The Lightning are too talented to waste a pair of two-goal leads. They are too talented to go nearly 19 minutes without a shot on goal. They are too talented to gather 19,092 of their best friends at Benchmark International Arena in the season opener only to lose 5-4 to Ottawa on Thursday.
“You take your foot off the gas for five seconds in this league, and teams will expose you,” defenseman Ryan McDonagh said.
That’s a brutally succinct description of what happened. The Lightning — who will host New Jersey on Saturday night — had everything going their way from the moment they turned the lights on and opened the doors on the 2025-26 season.
Rookie enforcer Curtis Douglas was given the honor of emerging alone from the tunnel for a one-lap trip around the rink in his first NHL warmup and, not long afterward, brought the crowd to its feet when he got in a fight just seconds after entering the game. This was followed by a power-play goal from Oliver Bjorkstrand and, 85 seconds later, another goal from Brayden Point.
Seven minutes into the season, and it was like watching the Savannah Bananas on ice. Nothing but laughter and celebrations. The suspense was gone, and the party was on.
Except the Lightning got drunk on their own success.
They struggled to control the puck. They gave up too many high-danger chances in front of Andrei Vasilevskiy. And, ultimately, they slipped into some of the same poor habits that have plagued them at various times in the past three seasons.
Five of the next six goals were scored by the Senators.
“We should win a lot of games when we score four goals,” McDonagh said.
Scoring is rarely a problem for this team. Even during the past three seasons, when they have failed to get past the first round of the playoffs, the Lightning have scored more goals than any team in the Eastern Conference.
The problem is they too often get careless on the defensive end. And, like the 3-1 lead they had at the end of the first period Thursday, they fail to finish games they should easily win.
Tampa Bay’s winning percentage last season when holding a lead going into the first intermission was .778. That might sound impressive, but it was their worst performance since Jon Cooper’s first full season as head coach in 2013-14.
“The crowd was electric,” Point said, “and it’s too bad we couldn’t have won for them.”
The blown lead was not the only unhappy flashback. While Tampa Bay put up a solid 102 points in the regular season last year, the Lightning were mostly wimpy within the Atlantic. They went 11-12-3 in the division, which means they were 36-15-5 when not playing their closest rivals.
That’s a hard way to get a better playoff seed, and now they’re starting this season 0-1 in the Atlantic.
“Our execution has to get better,” Cooper said. “We’re better than we played down the stretch.”
Is this too critical for the first game of 82?
Of course it is.
There was much to like about how the Lightning played Thursday night. Vasilevskiy, who missed much of training camp with an injury, was pretty brilliant early in the game and stopped a number of odd-man rushes from the Senators.
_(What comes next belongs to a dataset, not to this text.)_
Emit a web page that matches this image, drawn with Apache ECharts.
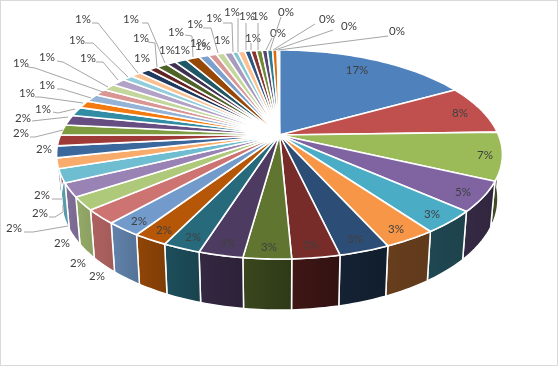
<!DOCTYPE html>
<html><head><meta charset="utf-8">
<style>html,body{margin:0;padding:0;background:#fff}#c{width:558px;height:366px}</style>
<script src="https://cdn.jsdelivr.net/npm/echarts@6/dist/echarts.min.js"></script>
</head><body><div id="c"></div>
<script>
const values = [16.9,7.6,7.4,4.6,3.5,3.2,3.1,2.9,2.9,2.7,2.3,2.1,2.2,2.2,2.0,2.1,2.1,1.6,1.8,1.7,1.6,1.6,
  1.4,1.2,1.2,1.1,1.1,1.2,0.9,0.9,0.9,0.8,1.0,0.8,1.0,1.2,0.85,0.7,0.7,0.7,0.5,0.6,0.5,0.5,0.5,0.45,0.45,0.4,0.1,0.1];
const pctLabels = ['17%','8%','7%','5%','3%','3%','3%','3%','3%','3%','2%','2%','2%','2%','2%','2%','2%','2%','2%','2%','2%','2%',
  '1%','1%','1%','1%','1%','1%','1%','1%','1%','1%','1%','1%','1%','1%','1%','1%','1%','1%','1%','1%','1%','1%','1%','0%','0%','0%','0%','0%'];
const colors = ['#4F81BD','#C0504D','#9BBB59','#8064A2','#4BACC6','#F79646',
  '#2C4D75','#772C2A','#5F7530','#4D3B62','#276A7C','#B65708',
  '#729ACA','#CD7371','#AFC97A','#9983B5','#6FBDD1','#F9AB6B',
  '#3A679C','#9E3B38','#7E9C40','#664E83','#328DA4','#F37A10',
  '#95B3D7','#D99694','#C3D69B','#B2A2C7','#92CDDC','#FAC090',
  '#1F3A5E','#632423','#4F6228','#403152','#205867','#984806',
  '#7BA0CD','#D99694','#C3D69B','#A99BBD','#84C5D6','#FAC090',
  '#2C5480','#8A3331','#6E8A36','#5A4572','#2E7C90','#D96C0E','#95B3D7','#D99694'];
// layout only: label centres and leader lines, in pixels
const labelAt = [[357,70],[460,113],[485,155],[463,192],[432,214],[396,229],[355,239],[311,245],[269,247],[228,243],
  [193,237],[164,230],[139,221],[97,276],[78,263],[62,243],[14,228],[40,213],[42,195],[44,149],[21,133],[23,118],
  [43,109],[27,93],[47,85],[21,63],[47,57],[88,58],[77,40],[83,19],[142,58],[141,38],[131,19],[167,50],[182,50],
  [176,32],[198,43],[203,46],[195,24],[214,18],[222,40],[232,12],[247,16],[253,38],[260,16],[278,33],[286,12],[327,19],[349,26],[397,31]];
const leaders = {
  16:[[24,232],[33,232],[68,226]], 17:[[49,217],[55,217],[63,212],[63,205]], 18:[[52,199],[62,199]],
  20:[[30,137],[35,137],[63,130]], 21:[[32,121],[68,117]], 22:[[53,112],[58,113],[75,109]],
  23:[[35,97],[40,97],[83,103]], 24:[[57,89],[62,89],[91,98]], 25:[[28,67],[35,68],[103,92]],
  26:[[57,61],[63,62],[108,87]], 27:[[96,62],[103,62],[118,80]], 28:[[85,43],[93,43],[128,77]],
  29:[[92,23],[98,23],[138,73]], 31:[[148,42],[155,43],[157,67]], 32:[[142,23],[148,23],[165,63]],
  35:[[185,35],[192,36],[193,57]], 38:[[203,28],[211,28],[218,53]], 39:[[223,23],[232,23],[233,52]],
  41:[[238,18],[238,52]], 42:[[246,23],[246,50]], 43:[[251,43],[251,50]], 44:[[258,23],[258,50]],
  45:[[272,38],[266,50]], 46:[[281,17],[270,50]], 47:[[315,24],[273,50]], 48:[[333,30],[275,50]], 49:[[388,36],[278,50]]
};

// projected disc geometry
const CX = 279.5, CY = 135, F = 219, G = 100.9, K = 0.1866;
function rim(t){
  const X = Math.sin(t), Y = Math.cos(t), w = 1 + K*Y;
  return [CX + F*X/w, CY - G*Y/w, Y];
}
function lower(t){
  const p = rim(t), depth = 42.5 + 8.5*Math.max(0,-p[2]);
  return [CX + (p[0]-CX)*0.98, p[1] + depth];
}
const total = values.reduce((a,b)=>a+b,0);
const bounds = [0];
values.forEach(v => bounds.push(bounds[bounds.length-1] + v/total*Math.PI*2));
function arcPts(a,b,fn){
  const n = Math.max(2, Math.ceil((b-a)/0.02)), out = [];
  for(let i=0;i<=n;i++) out.push(fn(a+(b-a)*i/n));
  return out;
}
function shade(hex,f){
  const n = parseInt(hex.slice(1),16);
  const c = [(n>>16)&255,(n>>8)&255,n&255].map(v=>Math.round(v*f));
  return 'rgb('+c.join(',')+')';
}
function wallFactor(t){
  const d = t*180/Math.PI;
  return Math.min(0.82, Math.max(0.4, 0.4 + (d-163)*0.0074));
}
const T0 = 95*Math.PI/180, T1 = 268*Math.PI/180;

function renderWall(params){
  const i = params.dataIndex;
  const a = Math.max(bounds[i],T0), b = Math.min(bounds[i+1],T1);
  if(b <= a) return {type:'group',children:[]};
  const top = arcPts(a,b,t=>rim(t).slice(0,2));
  const bot = arcPts(a,b,lower).reverse();
  return {type:'polygon',shape:{points:top.concat(bot)},style:{
    fill:new echarts.graphic.LinearGradient(0,0,1,0,[
      {offset:0,color:shade(colors[i],wallFactor(b)*1.04)},
      {offset:1,color:shade(colors[i],wallFactor(a)*0.96)}]),
    stroke:'#fff',lineWidth:1.5,lineJoin:'round'}};
}
function renderTop(params){
  const i = params.dataIndex;
  const pts = [[CX,CY]].concat(arcPts(bounds[i],bounds[i+1],t=>rim(t).slice(0,2)));
  return {type:'polygon',shape:{points:pts},style:{fill:colors[i],stroke:'#fff',lineWidth:1.6,lineJoin:'round'}};
}
function renderLabel(params){
  const i = params.dataIndex, kids = [];
  if(leaders[i]) kids.push({type:'polyline',shape:{points:leaders[i]},style:{fill:null,stroke:'#a6a6a6',lineWidth:1}});
  kids.push({type:'text',x:labelAt[i][0],y:labelAt[i][1],style:{text:pctLabels[i],fill:'#404040',
    font:'11.5px Lato, "Open Sans", sans-serif',align:'center',verticalAlign:'middle'}});
  return {type:'group',children:kids};
}
const base = {type:'custom',coordinateSystem:'none',data:values,silent:true,clip:false,animation:false};
const chart = echarts.init(document.getElementById('c'),null,{renderer:'canvas'});
chart.setOption({
  animation:false,
  backgroundColor:'#fff',
  graphic:[{type:'rect',shape:{x:0,y:0,width:558,height:366},z:100,silent:true,
    style:{fill:null,stroke:'#d9d9d9',lineWidth:2}}],
  series:[
    Object.assign({},base,{renderItem:renderWall,z:1}),
    Object.assign({},base,{renderItem:renderTop,z:2}),
    Object.assign({},base,{renderItem:renderLabel,z:3})
  ]
});
</script></body></html>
The power play looked sharp all night with two goals in three opportunities. Bjorkstrand, who was lost for the season after playing just 18 games following a midseason trade, is going to help bring some balance to Tampa Bay’s scoring.
If you look at the game as a single entity on the season’s first night, you would say Tampa Bay has a formidable lineup that could be dangerous when the postseason rolls around in another six months.
Unfortunately, it was hard to watch the second and third periods without having flashbacks to recent disappointments. It wasn’t that the Lightning lost the opener, it’s that they lost it in a way that was a little too familiar.
Maybe this will turn out to be an aberration. Maybe the excitement of the first seven minutes will last longer against the Devils. Maybe the best thing that be taken out of the opener is the realization that talent is still abundant on the Tampa Bay bench.
Maybe, just maybe, the lessons of last season will kick in sooner.